BEGIN Data entries

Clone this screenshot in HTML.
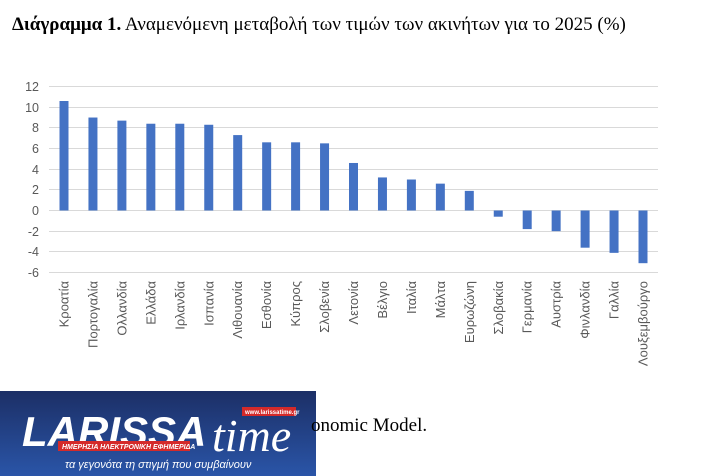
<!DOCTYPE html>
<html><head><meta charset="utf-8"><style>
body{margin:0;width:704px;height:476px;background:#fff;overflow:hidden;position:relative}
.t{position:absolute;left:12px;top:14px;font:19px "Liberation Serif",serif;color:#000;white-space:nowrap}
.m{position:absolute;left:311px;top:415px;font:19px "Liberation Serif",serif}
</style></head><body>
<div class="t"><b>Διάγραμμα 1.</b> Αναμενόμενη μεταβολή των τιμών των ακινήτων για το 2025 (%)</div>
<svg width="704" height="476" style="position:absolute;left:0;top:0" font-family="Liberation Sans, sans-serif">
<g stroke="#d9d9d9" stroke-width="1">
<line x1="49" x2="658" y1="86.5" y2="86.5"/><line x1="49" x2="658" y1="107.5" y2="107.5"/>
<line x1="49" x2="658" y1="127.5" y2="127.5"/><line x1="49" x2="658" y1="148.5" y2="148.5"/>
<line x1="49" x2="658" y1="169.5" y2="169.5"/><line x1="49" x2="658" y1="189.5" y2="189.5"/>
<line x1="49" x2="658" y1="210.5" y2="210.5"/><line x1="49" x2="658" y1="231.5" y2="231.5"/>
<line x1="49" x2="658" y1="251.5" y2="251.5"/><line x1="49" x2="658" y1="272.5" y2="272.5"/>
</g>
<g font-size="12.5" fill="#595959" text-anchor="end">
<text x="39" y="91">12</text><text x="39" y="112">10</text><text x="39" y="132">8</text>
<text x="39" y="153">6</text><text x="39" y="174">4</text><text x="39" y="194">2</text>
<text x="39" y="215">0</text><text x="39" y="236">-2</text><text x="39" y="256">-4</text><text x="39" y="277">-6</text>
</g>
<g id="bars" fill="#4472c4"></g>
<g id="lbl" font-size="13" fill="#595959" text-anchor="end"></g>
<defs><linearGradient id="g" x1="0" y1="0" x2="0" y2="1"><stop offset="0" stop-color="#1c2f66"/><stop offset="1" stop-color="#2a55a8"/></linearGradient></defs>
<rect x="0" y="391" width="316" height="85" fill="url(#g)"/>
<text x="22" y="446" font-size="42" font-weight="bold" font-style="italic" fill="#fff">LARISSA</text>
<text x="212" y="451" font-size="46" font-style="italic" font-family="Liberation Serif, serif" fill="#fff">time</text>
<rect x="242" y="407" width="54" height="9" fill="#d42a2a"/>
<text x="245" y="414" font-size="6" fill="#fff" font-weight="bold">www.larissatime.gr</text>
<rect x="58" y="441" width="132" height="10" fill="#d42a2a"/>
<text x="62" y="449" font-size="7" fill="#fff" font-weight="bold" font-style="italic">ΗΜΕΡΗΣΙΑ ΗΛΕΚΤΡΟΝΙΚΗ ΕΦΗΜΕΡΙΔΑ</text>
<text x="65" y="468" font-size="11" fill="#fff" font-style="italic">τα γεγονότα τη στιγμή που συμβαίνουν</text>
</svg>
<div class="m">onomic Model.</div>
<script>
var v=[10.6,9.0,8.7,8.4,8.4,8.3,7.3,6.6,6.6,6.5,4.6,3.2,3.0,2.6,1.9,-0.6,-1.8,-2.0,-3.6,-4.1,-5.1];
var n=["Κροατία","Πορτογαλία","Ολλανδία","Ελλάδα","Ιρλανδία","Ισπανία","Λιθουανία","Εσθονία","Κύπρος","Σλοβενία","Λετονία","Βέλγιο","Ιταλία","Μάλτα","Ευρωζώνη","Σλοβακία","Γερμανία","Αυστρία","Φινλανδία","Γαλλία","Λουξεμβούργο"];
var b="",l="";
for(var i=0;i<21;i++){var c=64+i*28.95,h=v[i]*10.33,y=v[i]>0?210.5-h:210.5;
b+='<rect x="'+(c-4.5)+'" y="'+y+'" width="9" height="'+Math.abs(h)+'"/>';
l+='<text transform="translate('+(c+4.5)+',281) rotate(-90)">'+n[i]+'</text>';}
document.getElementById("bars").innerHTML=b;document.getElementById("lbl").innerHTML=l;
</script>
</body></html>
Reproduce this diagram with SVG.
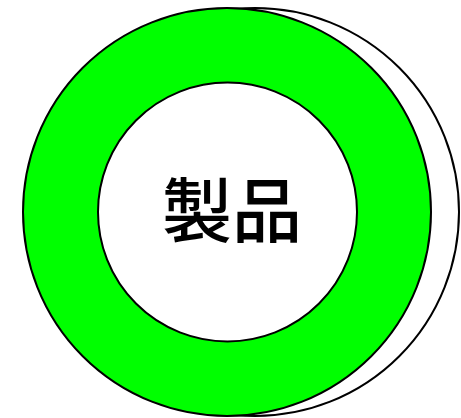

END Data entries

Retype every record above exactly as written, but leave out the pictures.

Clone this screenshot in HTML.
<!DOCTYPE html>
<html><head><meta charset="utf-8"><style>
body{margin:0;width:704px;height:476px;background:#fff;overflow:hidden;position:relative}
.t{position:absolute;left:12px;top:14px;font:19px "Liberation Serif",serif;color:#000;white-space:nowrap}
.m{position:absolute;left:311px;top:415px;font:19px "Liberation Serif",serif}
</style></head><body>
<div class="t"><b>Διάγραμμα 1.</b> Αναμενόμενη μεταβολή των τιμών των ακινήτων για το 2025 (%)</div>
<svg width="704" height="476" style="position:absolute;left:0;top:0" font-family="Liberation Sans, sans-serif">
<g stroke="#d9d9d9" stroke-width="1">
<line x1="49" x2="658" y1="86.5" y2="86.5"/><line x1="49" x2="658" y1="107.5" y2="107.5"/>
<line x1="49" x2="658" y1="127.5" y2="127.5"/><line x1="49" x2="658" y1="148.5" y2="148.5"/>
<line x1="49" x2="658" y1="169.5" y2="169.5"/><line x1="49" x2="658" y1="189.5" y2="189.5"/>
<line x1="49" x2="658" y1="210.5" y2="210.5"/><line x1="49" x2="658" y1="231.5" y2="231.5"/>
<line x1="49" x2="658" y1="251.5" y2="251.5"/><line x1="49" x2="658" y1="272.5" y2="272.5"/>
</g>
<g font-size="12.5" fill="#595959" text-anchor="end">
<text x="39" y="91">12</text><text x="39" y="112">10</text><text x="39" y="132">8</text>
<text x="39" y="153">6</text><text x="39" y="174">4</text><text x="39" y="194">2</text>
<text x="39" y="215">0</text><text x="39" y="236">-2</text><text x="39" y="256">-4</text><text x="39" y="277">-6</text>
</g>
<g id="bars" fill="#4472c4"></g>
<g id="lbl" font-size="13" fill="#595959" text-anchor="end"></g>
<defs><linearGradient id="g" x1="0" y1="0" x2="0" y2="1"><stop offset="0" stop-color="#1c2f66"/><stop offset="1" stop-color="#2a55a8"/></linearGradient></defs>
<rect x="0" y="391" width="316" height="85" fill="url(#g)"/>
<text x="22" y="446" font-size="42" font-weight="bold" font-style="italic" fill="#fff">LARISSA</text>
<text x="212" y="451" font-size="46" font-style="italic" font-family="Liberation Serif, serif" fill="#fff">time</text>
<rect x="242" y="407" width="54" height="9" fill="#d42a2a"/>
<text x="245" y="414" font-size="6" fill="#fff" font-weight="bold">www.larissatime.gr</text>
<rect x="58" y="441" width="132" height="10" fill="#d42a2a"/>
<text x="62" y="449" font-size="7" fill="#fff" font-weight="bold" font-style="italic">ΗΜΕΡΗΣΙΑ ΗΛΕΚΤΡΟΝΙΚΗ ΕΦΗΜΕΡΙΔΑ</text>
<text x="65" y="468" font-size="11" fill="#fff" font-style="italic">τα γεγονότα τη στιγμή που συμβαίνουν</text>
</svg>
<div class="m">onomic Model.</div>
<script>
var v=[10.6,9.0,8.7,8.4,8.4,8.3,7.3,6.6,6.6,6.5,4.6,3.2,3.0,2.6,1.9,-0.6,-1.8,-2.0,-3.6,-4.1,-5.1];
var n=["Κροατία","Πορτογαλία","Ολλανδία","Ελλάδα","Ιρλανδία","Ισπανία","Λιθουανία","Εσθονία","Κύπρος","Σλοβενία","Λετονία","Βέλγιο","Ιταλία","Μάλτα","Ευρωζώνη","Σλοβακία","Γερμανία","Αυστρία","Φινλανδία","Γαλλία","Λουξεμβούργο"];
var b="",l="";
for(var i=0;i<21;i++){var c=64+i*28.95,h=v[i]*10.33,y=v[i]>0?210.5-h:210.5;
b+='<rect x="'+(c-4.5)+'" y="'+y+'" width="9" height="'+Math.abs(h)+'"/>';
l+='<text transform="translate('+(c+4.5)+',281) rotate(-90)">'+n[i]+'</text>';}
document.getElementById("bars").innerHTML=b;document.getElementById("lbl").innerHTML=l;
</script>
</body></html>
Reproduce this diagram with SVG.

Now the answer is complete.